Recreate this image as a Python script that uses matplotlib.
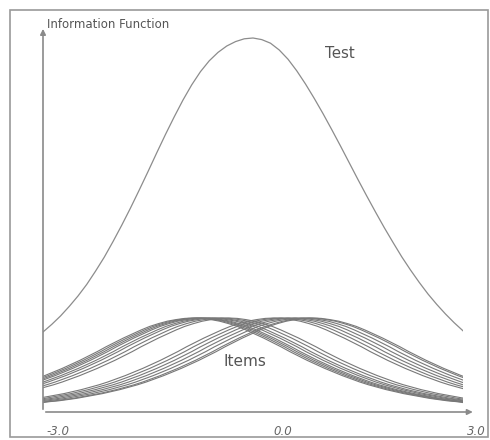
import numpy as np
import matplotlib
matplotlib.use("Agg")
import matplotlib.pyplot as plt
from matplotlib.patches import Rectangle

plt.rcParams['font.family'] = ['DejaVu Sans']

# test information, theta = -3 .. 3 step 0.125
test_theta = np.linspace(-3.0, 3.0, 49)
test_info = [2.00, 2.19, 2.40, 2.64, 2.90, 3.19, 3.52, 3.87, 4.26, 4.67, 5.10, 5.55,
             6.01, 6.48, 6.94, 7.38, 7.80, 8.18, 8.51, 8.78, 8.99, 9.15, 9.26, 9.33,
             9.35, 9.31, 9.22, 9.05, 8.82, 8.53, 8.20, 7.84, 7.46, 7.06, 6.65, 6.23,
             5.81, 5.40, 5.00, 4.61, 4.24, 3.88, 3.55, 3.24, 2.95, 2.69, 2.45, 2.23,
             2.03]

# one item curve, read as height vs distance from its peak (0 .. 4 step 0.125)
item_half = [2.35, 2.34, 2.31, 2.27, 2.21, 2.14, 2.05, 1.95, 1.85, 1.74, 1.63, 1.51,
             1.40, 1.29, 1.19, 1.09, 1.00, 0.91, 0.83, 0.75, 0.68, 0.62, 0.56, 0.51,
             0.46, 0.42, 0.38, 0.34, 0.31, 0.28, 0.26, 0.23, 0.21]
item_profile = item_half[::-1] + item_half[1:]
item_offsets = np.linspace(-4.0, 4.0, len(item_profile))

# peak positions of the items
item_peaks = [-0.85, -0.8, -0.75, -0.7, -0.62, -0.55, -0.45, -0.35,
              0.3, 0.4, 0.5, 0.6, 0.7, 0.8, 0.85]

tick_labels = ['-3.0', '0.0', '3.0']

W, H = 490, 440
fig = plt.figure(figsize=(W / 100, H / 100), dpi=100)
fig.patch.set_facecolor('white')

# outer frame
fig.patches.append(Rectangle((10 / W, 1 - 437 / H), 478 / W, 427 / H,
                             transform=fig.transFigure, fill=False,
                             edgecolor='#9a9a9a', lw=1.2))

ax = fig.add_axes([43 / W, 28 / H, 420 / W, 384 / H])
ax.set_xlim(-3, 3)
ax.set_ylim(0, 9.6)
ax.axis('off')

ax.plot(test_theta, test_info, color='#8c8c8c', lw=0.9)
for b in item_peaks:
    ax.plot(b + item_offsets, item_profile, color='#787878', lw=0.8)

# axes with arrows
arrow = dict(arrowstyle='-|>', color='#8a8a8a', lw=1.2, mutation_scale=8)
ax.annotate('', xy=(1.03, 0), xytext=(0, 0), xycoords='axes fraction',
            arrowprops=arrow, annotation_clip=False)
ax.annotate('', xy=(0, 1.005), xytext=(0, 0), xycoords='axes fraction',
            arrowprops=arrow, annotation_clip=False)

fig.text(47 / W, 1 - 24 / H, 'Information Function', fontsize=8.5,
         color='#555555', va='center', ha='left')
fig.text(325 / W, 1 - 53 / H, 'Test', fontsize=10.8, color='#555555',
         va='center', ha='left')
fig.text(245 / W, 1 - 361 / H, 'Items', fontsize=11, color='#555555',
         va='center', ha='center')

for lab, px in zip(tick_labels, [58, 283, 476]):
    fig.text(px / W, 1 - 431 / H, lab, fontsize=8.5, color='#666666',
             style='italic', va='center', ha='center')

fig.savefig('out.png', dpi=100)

# Exercise task:
Leave out the pictures and transcribe everything else exactly.

# Result of the task:
Recreate this image as a Python script that uses matplotlib.
import numpy as np
import matplotlib
matplotlib.use("Agg")
import matplotlib.pyplot as plt
from matplotlib.patches import Rectangle

plt.rcParams['font.family'] = ['DejaVu Sans']

# test information, theta = -3 .. 3 step 0.125
test_theta = np.linspace(-3.0, 3.0, 49)
test_info = [2.00, 2.19, 2.40, 2.64, 2.90, 3.19, 3.52, 3.87, 4.26, 4.67, 5.10, 5.55,
             6.01, 6.48, 6.94, 7.38, 7.80, 8.18, 8.51, 8.78, 8.99, 9.15, 9.26, 9.33,
             9.35, 9.31, 9.22, 9.05, 8.82, 8.53, 8.20, 7.84, 7.46, 7.06, 6.65, 6.23,
             5.81, 5.40, 5.00, 4.61, 4.24, 3.88, 3.55, 3.24, 2.95, 2.69, 2.45, 2.23,
             2.03]

# one item curve, read as height vs distance from its peak (0 .. 4 step 0.125)
item_half = [2.35, 2.34, 2.31, 2.27, 2.21, 2.14, 2.05, 1.95, 1.85, 1.74, 1.63, 1.51,
             1.40, 1.29, 1.19, 1.09, 1.00, 0.91, 0.83, 0.75, 0.68, 0.62, 0.56, 0.51,
             0.46, 0.42, 0.38, 0.34, 0.31, 0.28, 0.26, 0.23, 0.21]
item_profile = item_half[::-1] + item_half[1:]
item_offsets = np.linspace(-4.0, 4.0, len(item_profile))

# peak positions of the items
item_peaks = [-0.85, -0.8, -0.75, -0.7, -0.62, -0.55, -0.45, -0.35,
              0.3, 0.4, 0.5, 0.6, 0.7, 0.8, 0.85]

tick_labels = ['-3.0', '0.0', '3.0']

W, H = 490, 440
fig = plt.figure(figsize=(W / 100, H / 100), dpi=100)
fig.patch.set_facecolor('white')

# outer frame
fig.patches.append(Rectangle((10 / W, 1 - 437 / H), 478 / W, 427 / H,
                             transform=fig.transFigure, fill=False,
                             edgecolor='#9a9a9a', lw=1.2))

ax = fig.add_axes([43 / W, 28 / H, 420 / W, 384 / H])
ax.set_xlim(-3, 3)
ax.set_ylim(0, 9.6)
ax.axis('off')

ax.plot(test_theta, test_info, color='#8c8c8c', lw=0.9)
for b in item_peaks:
    ax.plot(b + item_offsets, item_profile, color='#787878', lw=0.8)

# axes with arrows
arrow = dict(arrowstyle='-|>', color='#8a8a8a', lw=1.2, mutation_scale=8)
ax.annotate('', xy=(1.03, 0), xytext=(0, 0), xycoords='axes fraction',
            arrowprops=arrow, annotation_clip=False)
ax.annotate('', xy=(0, 1.005), xytext=(0, 0), xycoords='axes fraction',
            arrowprops=arrow, annotation_clip=False)

fig.text(47 / W, 1 - 24 / H, 'Information Function', fontsize=8.5,
         color='#555555', va='center', ha='left')
fig.text(325 / W, 1 - 53 / H, 'Test', fontsize=10.8, color='#555555',
         va='center', ha='left')
fig.text(245 / W, 1 - 361 / H, 'Items', fontsize=11, color='#555555',
         va='center', ha='center')

for lab, px in zip(tick_labels, [58, 283, 476]):
    fig.text(px / W, 1 - 431 / H, lab, fontsize=8.5, color='#666666',
             style='italic', va='center', ha='center')

fig.savefig('out.png', dpi=100)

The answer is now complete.